RE: slow down and organize

So far webid protocol is pure internet security protocol. There is not one ounce of anything webby (except the option to use 15-year old self-signed certs for clients and servers - which exist and work globally due to the webby influence of (non-W3C) webby-effective people in 1996 era).

 

The internet provides a space for the web to define your ideals of social webiness (decentralized spaces, etc), creating interesting modes of trust and reputation. You take the keys in the various self-signed certs, and build graphs that link them. You can get religious and believe that only rdf can do that, or you can inboke an equivalent religion and use ldap (and/or 16 other techniques) to do the same –tied to the traditions of the ldap naming/identifier scheme (or 16 others name forms). http identifiers are just name form #17.

 

We need to now see foaf and semweb inferences actually do what they claim. The other #16 are using the same “webid protocol” already. The scale is not web, usually (which is hopefully the distinguishing feature of this group).

 

Remember, all webid protocol does is use 15 year old client authn in TLS to deliver a client cert to a server process, that looks up a key in a remote file. In linked data world, one uses SPARQL. In X.500, one uses ldap queries. In SAML2, one uses the AttributeQuery protocol. In …. #13 other schemes, there is some other remote search query.

 

What linked data PROPOSES for scheme #17 is great. But, can we just do it rather than talk about it? Start with the simplest version of linked data, and don’t make me learn anything about federated social webs. Just let me read a foaf card on the web, test it for a key – just like I already do with an ldap query. Do that as simply as possible, ideally in a manner that a billion PCs can do today, with no change. Don’t make me learn turtle, don’t make me learn n3, don’t make me learn inferences due to RDFa. Just let me test a key exists in a remote file, using a trivial webservice.

 

From: reto@trialox.org [mailto:reto@trialox.org] On Behalf Of Reto Bachmann-Gmuer
Sent: Thursday, February 24, 2011 1:57 AM
To: peter williams
Cc: nathan@webr3.org; WebID XG
Subject: Re: slow down and organize

 

On Wed, Feb 23, 2011 at 7:17 PM, peter williams <home_pw@msn.com> wrote:


We cannot rearchitect internet security - and this seems the underlying
goal. It's not realistic. The mail overload on now many topics should have
shown that its not feasible - as there are 100+ topics more, yet. Effective



 

commodity internet security requires dominance of 12+ disciplines at 80%
competency - as 75,000 CISSP certified folks doing internet security every
day know.


I think there are fundamental differences between "Internet Security" and what WebId offers. Internet Security is mainly driven by the concerns of corporation who want to have secure communication while using the cheap internet infrastructure. For this legal identities have to be mapped to cryptographic identities and security is ideally hidden away from the user to the lower level protocols. The vision here is to have save citadels on an insecure net. Where interaction with the rest of the world is necessary https-sites combined with various form of client authentication (as people seemed reluctant to just walk around with digital-id) should assure that the customer's is (in terms of what the passport owned) who the company thinks he is.

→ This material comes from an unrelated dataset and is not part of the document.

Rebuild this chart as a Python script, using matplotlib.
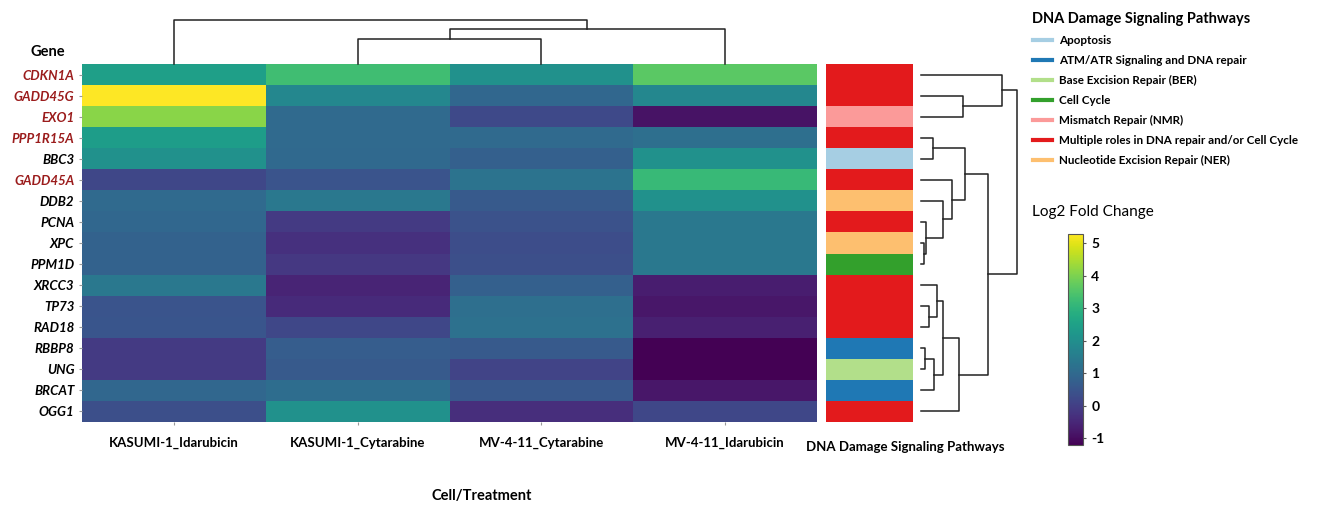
import numpy as np
import matplotlib
matplotlib.use("Agg")
import matplotlib.pyplot as plt
from matplotlib.colors import ListedColormap, Normalize
from matplotlib.lines import Line2D

plt.rcParams['font.family'] = ['Lato', 'DejaVu Sans']
plt.rcParams['axes.unicode_minus'] = False

genes = ['CDKN1A', 'GADD45G', 'EXO1', 'PPP1R15A', 'BBC3', 'GADD45A', 'DDB2',
         'PCNA', 'XPC', 'PPM1D', 'XRCC3', 'TP73', 'RAD18', 'RBBP8', 'UNG',
         'BRCAT', 'OGG1']
highlighted = ['CDKN1A', 'GADD45G', 'EXO1', 'PPP1R15A', 'GADD45A']
treatments = ['KASUMI-1_Idarubicin', 'KASUMI-1_Cytarabine',
              'MV-4-11_Cytarabine', 'MV-4-11_Idarubicin']

# log2 fold change, one list per treatment (gene order as above)
kasumi_ida = [2.44, 5.28, 4.13, 2.38, 2.05, 0.17, 1.01, 0.95, 0.82, 0.80,
              1.40, 0.49, 0.50, -0.10, -0.10, 0.95, 0.36]
kasumi_cyt = [3.29, 1.79, 1.01, 1.01, 1.00, 0.49, 1.40, -0.10, -0.29, -0.16,
              -0.55, -0.42, 0.17, 0.69, 0.62, 1.08, 2.05]
mv411_cyt = [2.05, 0.95, 0.23, 1.01, 0.75, 1.27, 0.62, 0.43, 0.30, 0.36,
             0.75, 1.14, 1.20, 0.62, 0.10, 0.56, -0.36]
mv411_ida = [3.61, 1.79, -0.88, 1.14, 2.05, 3.16, 2.05, 1.40, 1.40, 1.40,
             -0.68, -0.81, -0.62, -1.20, -1.20, -0.81, 0.17]

pathway_names = ['Apoptosis', 'ATM/ATR Signaling and DNA repair',
                 'Base Excision Repair (BER)', 'Cell Cycle',
                 'Mismatch Repair (NMR)',
                 'Multiple roles in DNA repair and/or Cell Cycle',
                 'Nucleotide Excision Repair (NER)']
pathway_colors = ['#a6cee3', '#1f78b4', '#b2df8a', '#33a02c', '#fb9a99',
                  '#e31a1c', '#fdbf6f']
# pathway index for each gene
gene_pathway = [5, 5, 4, 5, 0, 5, 6, 5, 6, 3, 5, 5, 5, 1, 2, 1, 5]

# hierarchical merges (child a, child b, height); ids >= n are earlier merges
row_merges = [(8, 9, 3), (13, 14, 4), (7, 17, 5), (11, 12, 8), (3, 4, 12),
              (18, 15, 13), (10, 20, 16), (6, 19, 22), (23, 22, 22),
              (5, 24, 31), (25, 16, 38), (1, 2, 42), (21, 26, 44),
              (29, 27, 67), (0, 28, 81), (31, 30, 96)]
col_merges = [(1, 2, 25), (4, 3, 35), (0, 5, 44)]


def dendro_segments(merges, n):
    pos = {i: i + 0.5 for i in range(n)}
    hgt = {i: 0.0 for i in range(n)}
    segs = []
    for k, (a, b, h) in enumerate(merges):
        segs.append(([pos[a], pos[a], pos[b], pos[b]], [hgt[a], h, h, hgt[b]]))
        pos[n + k] = (pos[a] + pos[b]) / 2
        hgt[n + k] = h
    return segs


W, H = 1331, 505
fig = plt.figure(figsize=(W / 100, H / 100), dpi=100)


def box(x0, y0, x1, y1):
    return [x0 / W, 1 - y1 / H, (x1 - x0) / W, (y1 - y0) / H]


data = np.array([kasumi_ida, kasumi_cyt, mv411_cyt, mv411_ida]).T
norm = Normalize(vmin=data.min(), vmax=data.max())

# main heatmap
ax = fig.add_axes(box(82, 64, 817, 422))
ax.pcolormesh(data, cmap='viridis', norm=norm)
ax.set_xlim(0, len(treatments))
ax.set_ylim(len(genes), 0)
ax.set_xticks(np.arange(len(treatments)) + 0.5)
ax.set_xticklabels(treatments, fontsize=9.5, fontweight='bold')
ax.set_yticks(np.arange(len(genes)) + 0.5)
ax.set_yticklabels(genes, fontsize=9.5, fontweight='bold', fontstyle='italic')
for lbl in ax.get_yticklabels():
    if lbl.get_text() in highlighted:
        lbl.set_color('#9b1c1c')
ax.tick_params(length=2.5, color='#999999', pad=3)
ax.tick_params(axis='x', pad=8)
for s in ax.spines.values():
    s.set_visible(False)

# pathway colour strip
axc = fig.add_axes(box(826, 64, 913, 422))
strip_cmap = ListedColormap(pathway_colors)
axc.pcolormesh(np.array(gene_pathway)[:, None], cmap=strip_cmap,
               vmin=-0.5, vmax=len(pathway_colors) - 0.5)
axc.set_ylim(len(genes), 0)
axc.set_xticks([])
axc.set_yticks([])
for s in axc.spines.values():
    s.set_visible(False)
fig.text(905 / W, 1 - 447 / H, 'DNA Damage Signaling Pathways', fontsize=9.5,
         fontweight='bold', ha='center', va='center')

# column dendrogram
axd = fig.add_axes(box(82, 20, 817, 64))
for xs, ys in dendro_segments(col_merges, len(treatments)):
    axd.plot(xs, ys, color='#222222', lw=1.1, clip_on=False)
axd.set_xlim(0, len(treatments))
axd.set_ylim(0, max(m[2] for m in col_merges))
axd.axis('off')

# row dendrogram
axr = fig.add_axes(box(921, 64, 1017, 422))
for ps, hs in dendro_segments(row_merges, len(genes)):
    axr.plot(hs, ps, color='#222222', lw=1.1, clip_on=False)
axr.set_ylim(len(genes), 0)
axr.set_xlim(0, max(m[2] for m in row_merges))
axr.axis('off')

fig.text(48 / W, 1 - 52 / H, 'Gene', fontsize=10.5, fontweight='bold',
         ha='center', va='center')
fig.text(482 / W, 1 - 496 / H, 'Cell/Treatment', fontsize=10.5,
         fontweight='bold', ha='center', va='center')

# pathway legend
handles = [Line2D([], [], color=c, lw=3) for c in pathway_colors]
leg = fig.legend(handles, pathway_names, loc='upper left',
                 bbox_to_anchor=(1022 / W, 1 - 1 / H), frameon=False,
                 fontsize=8.4, handlelength=1.7, handletextpad=0.55,
                 labelspacing=0.78, title='DNA Damage Signaling Pathways',
                 title_fontproperties={'weight': 'bold', 'size': 10.5},
                 alignment='left')
for t in leg.get_texts():
    t.set_fontweight('bold')

# colour bar
fig.text(1032 / W, 1 - 212 / H, 'Log2 Fold Change', fontsize=11,
         ha='left', va='center')
cax = fig.add_axes(box(1068, 234, 1083, 445))
cb = fig.colorbar(plt.cm.ScalarMappable(norm=norm, cmap='viridis'), cax=cax)
cb.set_ticks(range(-1, 6))
cb.ax.tick_params(labelsize=10, length=2, color='#555555', pad=4)
for t in cb.ax.get_yticklabels():
    t.set_fontweight('bold')
cb.outline.set_edgecolor('#555555')
cb.outline.set_linewidth(0.8)

fig.savefig('out.png', dpi=100)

WebId is fundamentally different. It arises from the decentralized architecture of the web, where nobody cares that you're a dog or how the digital identity relates to a physical person. The web offers social spaces that can be detached from the social networks in the physical world, but even in such detached networks trust and reputation is being built. That's why we need WebId, the WebId is the DNA of your virtual personae which may or may not be related to who you really are. With the web becoming more and more an interactive place the traditional asymmetry between the authenticated site and the unauthenticated user is no longer practicable. With the online information sphere becoming the most important space for social change linking the identities to legal entities can be more a risk than a security feature.

Don't scare people away from security, its good to have 12 years of training with 100+ topics however also that 1/2 day GnuPG training of your local anarchists might cause an increase in the costs you cause to the secret services (if they think you're interesting enough :) ). WebID is easier than PGP and it integrates easily into the browser this is what will hopefully make more people using it.

For the Web and the Internet to reach their full potential we need end-to-end security with users capable of controlling they cryptographic secrecy and identity they use, this decision cannot be delegated and are highly context and application dependent. For this we do not need to invent new technologies, its just about making existing decentralized security concepts more web-friendly and thus more attractive.